Puerto Rican doctor and political activist

Ana Livia Cordero (July 4, 1931 – February 21, 1992) was a Puerto Rican doctor and political activist.

== Early life ==
Born in Santurce, Puerto Rico, Cordero lived on the island and in New York City. Both of her parents were professors at the University of Puerto Rico. Cordero graduated from Columbia University in New York in 1953. She was initially denied a license to practice medicine by the New York State Board of Regents due to her gender, age (23 years old), and place of birth, but eventually was granted the license. The following year she met American civil rights activist Julian Mayfield, whom she married in 1954 . They had two children.

== Career ==
Cordero and Mayfield moved to Puerto Rico in 1954, where they lived until 1959. In Puerto Rico, she conducted a Rockefeller-funded research study to determine how to provide adequate medical care to poor rural communities. In 1960 they traveled to Cuba. In 1961 they moved to the newly independent Ghana, inspired by the leadership of Kwame Nkrumah. While in Ghana, Cordero ran a women's health clinic and served as physician to W. E. B. Du Bois, tending him until his death in 1963. She saved the life of Maya Angelou's son who was misdiagnosed; he had a broken neck. She hosted James Baldwin and Malcolm X (photo in his autobiography). She was affiliated with the National Institute of Health and Medical Research, Accra. While living in Ghana, Cordero and Mayfield separated. Mayfield left the country in 1966, and Cordero was expelled shortly after that, eventually returning to Puerto Rico.
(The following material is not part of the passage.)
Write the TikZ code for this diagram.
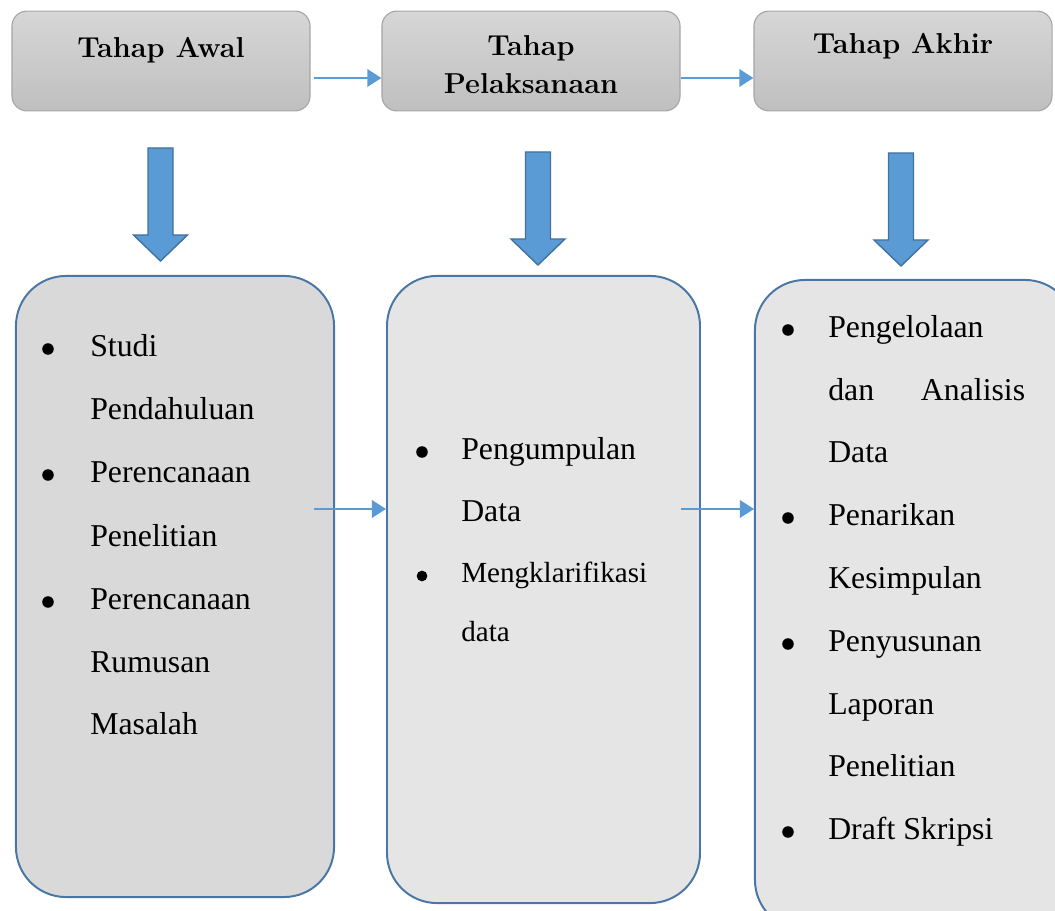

In Puerto Rico she continued her work as a doctor and political activist. She advocated Puerto Rican independence, and she was one of the representatives of the Pro-Independence Movement to the 1966 Tricontinental Conference in Havana, Cuba. She was arrested for her activism in 1968. Her group maintained active contact with the African-American liberation movement on the mainland. In 1978 she was involved in protesting the Cerro Maravilla murders.

== Bibliography ==
- Cordero, Ana Livia, and Colegio de Abogados de Puerto Rico. Cerro Maravilla: Estudio Del Informe Del Departamento De Justicia. [San Juan], P.R.: Colegio de Abogados de Puerto Rico, 1979.
- Cordero, Ana Livia. "The Determination of Medical Care Needs in Relation to a Concept of Minimal Adequate Care: An Evaluation of the Curative Outpatient Services of a Rural Health Centre." Medical Care 2, no. 2 (1964): 95–103.